>> BEGIN MATERIAL PROVIDED

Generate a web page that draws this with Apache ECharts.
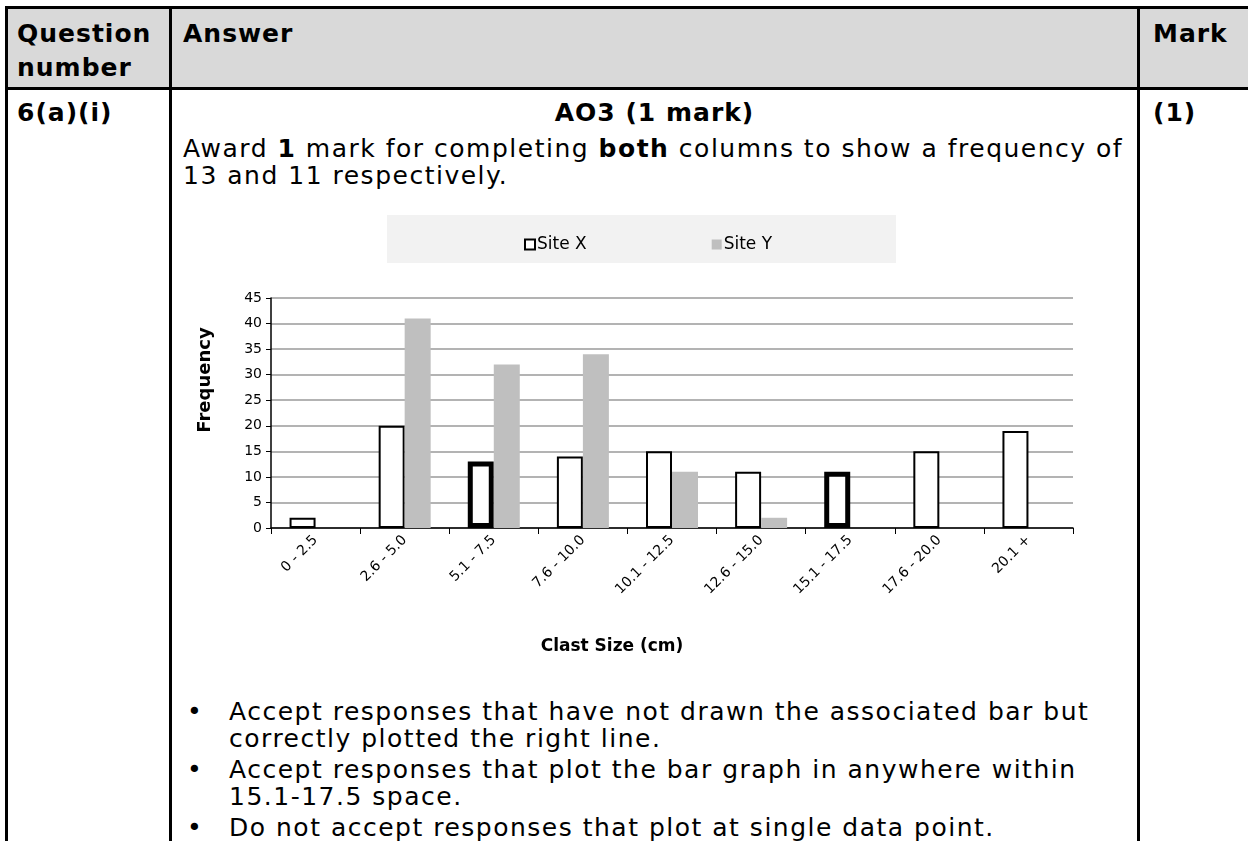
<!DOCTYPE html>
<html>
<head>
<meta charset="utf-8">
<script src="https://cdn.jsdelivr.net/npm/echarts@6/dist/echarts.min.js"></script>
<style>
  body { margin: 0; background: #fff; width: 1248px; height: 841px; overflow: hidden; position: relative;
         font-family: "DejaVu Sans", Verdana, sans-serif; color: #000; }
  .ln { position: absolute; background: #000; }
  .tx { position: absolute; white-space: nowrap; font-size: 25px; line-height: 31px; letter-spacing: 1px; }
  .p { letter-spacing: 1.5px; }
  .b { font-weight: bold; }
  ul { position: absolute; margin: 0; padding: 0; list-style: none; }
  ul li { position: relative; padding-left: 46px; font-size: 25px; line-height: 27px; margin-bottom: 4px;
          white-space: nowrap; letter-spacing: 1.5px; }
  ul li:before { content: "\2022"; position: absolute; left: 4px; }
  #chart { position: absolute; left: 172px; top: 190px; width: 965px; height: 500px; }
</style>
</head>
<body>
  <div class="ln" style="left:5px;right:0;top:6px;height:3px;background:#000"></div>
  <div style="position:absolute;left:8px;right:0;top:9px;height:78px;background:#d9d9d9"></div>
  <div class="ln" style="left:5px;right:0;top:87px;height:3px"></div>
  <div class="ln" style="left:5px;width:3px;top:6px;bottom:0"></div>
  <div class="ln" style="left:169px;width:3px;top:6px;bottom:0"></div>
  <div class="ln" style="left:1137px;width:3px;top:6px;bottom:0"></div>

  <div class="tx b" style="left:17px;top:17px;line-height:34px">Question<br>number</div>
  <div class="tx b" style="left:183px;top:17px;line-height:34px">Answer</div>
  <div class="tx b" style="left:1153px;top:17px;line-height:34px">Mark</div>

  <div class="tx b" style="left:17px;top:97px">6(a)(i)</div>
  <div class="tx b" style="left:172px;width:965px;text-align:center;top:97px">AO3 (1 mark)</div>
  <div class="tx b" style="left:1153px;top:97px">(1)</div>

  <div class="tx p" style="left:183px;top:135px;line-height:27px">Award <b>1</b> mark for completing <b>both</b> columns to show a frequency of<br>13 and 11 respectively.</div>

  <div id="chart"></div>

  <ul style="left:183px;top:698px">
    <li>Accept responses that have not drawn the associated bar but<br>correctly plotted the right line.</li>
    <li>Accept responses that plot the bar graph in anywhere within<br>15.1-17.5 space.</li>
    <li>Do not accept responses that plot at single data point.</li>
  </ul>

<script>
  // 数据
  var categories = ['0 - 2.5', '2.6 - 5.0', '5.1 - 7.5', '7.6 - 10.0', '10.1 - 12.5', '12.6 - 15.0', '15.1 - 17.5', '17.6 - 20.0', '20.1 +'];
  var siteX = [2, 20, 13, 14, 15, 11, 11, 15, 19];
  var siteY = [0, 41, 32, 34, 11, 2, 0, 0, 0];
  // the two bars drawn in by the candidate (thick outline)
  var addedBars = [2, 6];
  var yMin = 0, yMax = 45, yStep = 5;

  var myChart = echarts.init(document.getElementById('chart'));

  var siteXData = siteX.map(function (v, i) {
    if (addedBars.indexOf(i) >= 0) {
      return { value: v, itemStyle: { borderWidth: 5 } };
    }
    return v;
  });

  var option = {
    animation: false,
    textStyle: { fontFamily: 'DejaVu Sans' },
    graphic: [
      {
        type: 'rect',
        left: 215, top: 25,
        shape: { width: 509, height: 48 },
        style: { fill: '#f2f2f2' },
        z: 0
      }
    ],
    legend: {
      left: 347,
      top: 41,
      itemWidth: 10,
      itemHeight: 10,
      itemGap: 125,
      icon: 'rect',
      textStyle: { fontSize: 17, color: '#000', padding: [0, 0, 0, -3] },
      data: ['Site X', 'Site Y']
    },
    grid: {
      left: 99,
      right: 64,
      top: 108,
      bottom: 162,
      containLabel: false
    },
    xAxis: {
      type: 'category',
      data: categories,
      name: 'Clast Size (cm)',
      nameLocation: 'middle',
      nameGap: 110,
      nameTextStyle: { fontSize: 17, fontWeight: 'bold', color: '#000', padding: [0, 120, 0, 0] },
      axisLine: { lineStyle: { color: '#000', width: 1.5 } },
      axisTick: { show: true, length: 6, lineStyle: { color: '#000' } },
      axisLabel: { rotate: 45, fontSize: 14, color: '#000', margin: 10 }
    },
    yAxis: {
      type: 'value',
      min: yMin,
      max: yMax,
      interval: yStep,
      name: 'Frequency',
      nameLocation: 'middle',
      nameRotate: 90,
      nameGap: 57,
      nameTextStyle: { fontSize: 18, fontWeight: 'bold', color: '#000', padding: [0, 0, 0, 66] },
      axisLine: { show: true, lineStyle: { color: '#000', width: 1.5 } },
      axisTick: { show: true, length: 5, lineStyle: { color: '#000' } },
      axisLabel: { fontSize: 14, color: '#000', margin: 9 },
      splitLine: { lineStyle: { color: '#9a9a9a', width: 1.5 } }
    },
    series: [
      {
        name: 'Site X',
        type: 'bar',
        barWidth: 26,
        barGap: '0%',
        itemStyle: { color: '#fff', borderColor: '#000', borderWidth: 2 },
        data: siteXData
      },
      {
        name: 'Site Y',
        type: 'bar',
        barWidth: 26,
        itemStyle: { color: '#bfbfbf' },
        data: siteY
      }
    ]
  };

  myChart.setOption(option);
</script>
</body>
</html>
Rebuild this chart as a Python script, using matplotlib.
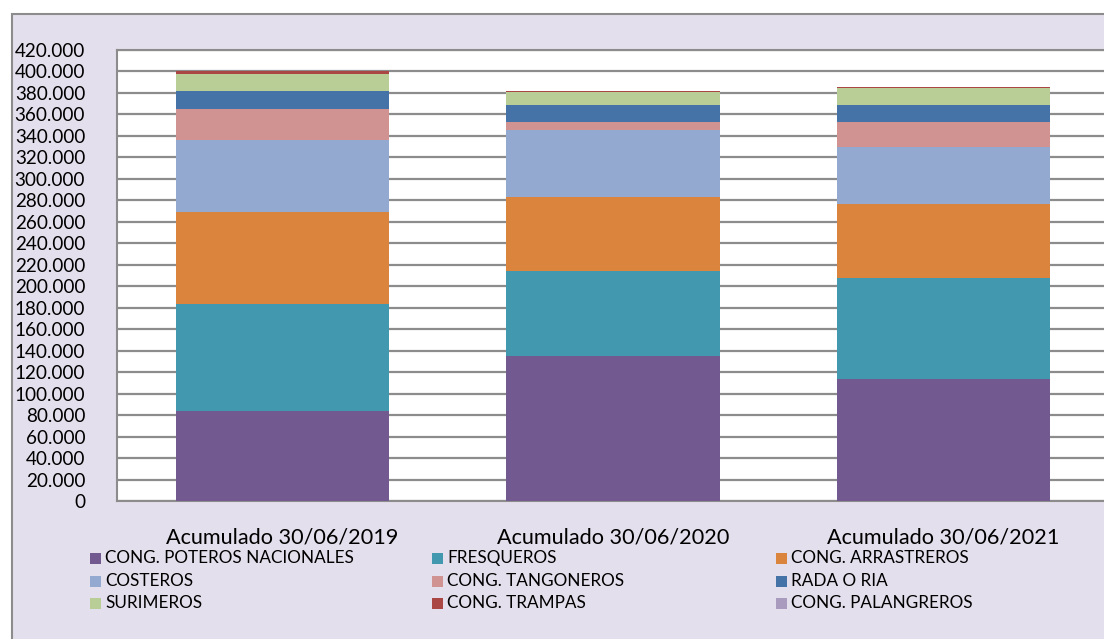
import matplotlib
matplotlib.use("Agg")
import matplotlib.pyplot as plt
from matplotlib.patches import Rectangle
from matplotlib.ticker import FuncFormatter

FONT = "Lato"

categorias = ["Acumulado 30/06/2019", "Acumulado 30/06/2020", "Acumulado 30/06/2021"]

# toneladas por flota (lectura del grafico)
poteros     = [84000, 135200, 113200]
fresqueros  = [99000, 78800, 94500]
arrastreros = [86100, 69100, 68900]
costeros    = [67300, 62600, 53000]
tangoneros  = [28700, 7500, 23000]
rada_ria    = [16300, 15200, 16100]
surimeros   = [16700, 12400, 15800]
trampas     = [1900, 1200, 900]
palangreros = [300, 200, 200]

series = [
    ("CONG. POTEROS NACIONALES", poteros, "#725990"),
    ("FRESQUEROS", fresqueros, "#4198AF"),
    ("CONG. ARRASTREROS", arrastreros, "#DB843D"),
    ("COSTEROS", costeros, "#93A9CF"),
    ("CONG. TANGONEROS", tangoneros, "#D19392"),
    ("RADA O RIA", rada_ria, "#4572A7"),
    ("SURIMEROS", surimeros, "#B9CD96"),
    ("CONG. TRAMPAS", trampas, "#AA4643"),
    ("CONG. PALANGREROS", palangreros, "#A99BBD"),
]

W, H = 1104, 639
fig = plt.figure(figsize=(W / 100, H / 100), dpi=100)
fig.patch.set_facecolor("white")

# fondo del area del grafico con borde
fig.patches.append(Rectangle((12 / W, -0.01), 1.05, 1 - 14 / H + 0.01,
                             transform=fig.transFigure, facecolor="#E4DFEC",
                             edgecolor="#8c8c8c", linewidth=1.5, zorder=-10))

ax = fig.add_axes([117 / W, 1 - 501 / H, (1109 - 117) / W, (501 - 50) / H])
ax.set_zorder(1)
ax.set_facecolor("white")

x = list(range(len(categorias)))
bottom = [0, 0, 0]
for name, vals, color in series:
    ax.bar(x, vals, width=0.645, bottom=bottom, color=color, label=name,
           zorder=3, linewidth=0)
    bottom = [b + v for b, v in zip(bottom, vals)]

ax.set_xlim(-0.5, 2.5)
ax.set_ylim(0, 420000)
ax.set_yticks(range(0, 420001, 20000))
ax.yaxis.set_major_formatter(FuncFormatter(lambda v, p: f"{int(v):,}".replace(",", ".")))
ax.set_xticks(x)
ax.set_xticklabels(categorias)
ax.yaxis.grid(True, color="#8c8c8c", linewidth=1.6, zorder=1)
ax.set_axisbelow(True)
ax.tick_params(axis="both", length=0)
ax.tick_params(axis="y", pad=23, labelsize=13.6)
ax.tick_params(axis="x", pad=19, labelsize=15.6)
for lab in ax.get_xticklabels() + ax.get_yticklabels():
    lab.set_fontfamily(FONT)
for side in ["left", "top", "bottom"]:
    ax.spines[side].set_color("#8c8c8c")
    ax.spines[side].set_linewidth(1.5)
ax.spines["right"].set_visible(False)

# leyenda manual, 3 columnas, orden por filas
col_x = [90, 432, 776]
row_y = [558, 581, 603]
for i, (name, _, color) in enumerate(series):
    cx = col_x[i % 3]
    cy = row_y[i // 3]
    fig.patches.append(Rectangle((cx / W, 1 - (cy + 5.5) / H), 11 / W, 11 / H,
                                 transform=fig.transFigure, facecolor=color,
                                 edgecolor="none", zorder=2))
    fig.text((cx + 15) / W, 1 - cy / H, name, fontsize=12.3, family=FONT,
             va="center", ha="left")

fig.savefig("out.png", dpi=100, facecolor=fig.get_facecolor())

>> END MATERIAL PROVIDED

* EXERCISE
Between the line with "Rebuild this chart" and the line with "bottom = [b", ends included, lies the span to copy exactly; copy nothing else and leave out the pictures.

* WRITTEN REPLY
Rebuild this chart as a Python script, using matplotlib.
import matplotlib
matplotlib.use("Agg")
import matplotlib.pyplot as plt
from matplotlib.patches import Rectangle
from matplotlib.ticker import FuncFormatter

FONT = "Lato"

categorias = ["Acumulado 30/06/2019", "Acumulado 30/06/2020", "Acumulado 30/06/2021"]

# toneladas por flota (lectura del grafico)
poteros     = [84000, 135200, 113200]
fresqueros  = [99000, 78800, 94500]
arrastreros = [86100, 69100, 68900]
costeros    = [67300, 62600, 53000]
tangoneros  = [28700, 7500, 23000]
rada_ria    = [16300, 15200, 16100]
surimeros   = [16700, 12400, 15800]
trampas     = [1900, 1200, 900]
palangreros = [300, 200, 200]

series = [
    ("CONG. POTEROS NACIONALES", poteros, "#725990"),
    ("FRESQUEROS", fresqueros, "#4198AF"),
    ("CONG. ARRASTREROS", arrastreros, "#DB843D"),
    ("COSTEROS", costeros, "#93A9CF"),
    ("CONG. TANGONEROS", tangoneros, "#D19392"),
    ("RADA O RIA", rada_ria, "#4572A7"),
    ("SURIMEROS", surimeros, "#B9CD96"),
    ("CONG. TRAMPAS", trampas, "#AA4643"),
    ("CONG. PALANGREROS", palangreros, "#A99BBD"),
]

W, H = 1104, 639
fig = plt.figure(figsize=(W / 100, H / 100), dpi=100)
fig.patch.set_facecolor("white")

# fondo del area del grafico con borde
fig.patches.append(Rectangle((12 / W, -0.01), 1.05, 1 - 14 / H + 0.01,
                             transform=fig.transFigure, facecolor="#E4DFEC",
                             edgecolor="#8c8c8c", linewidth=1.5, zorder=-10))

ax = fig.add_axes([117 / W, 1 - 501 / H, (1109 - 117) / W, (501 - 50) / H])
ax.set_zorder(1)
ax.set_facecolor("white")

x = list(range(len(categorias)))
bottom = [0, 0, 0]
for name, vals, color in series:
    ax.bar(x, vals, width=0.645, bottom=bottom, color=color, label=name,
           zorder=3, linewidth=0)
    bottom = [b + v for b, v in zip(bottom, vals)]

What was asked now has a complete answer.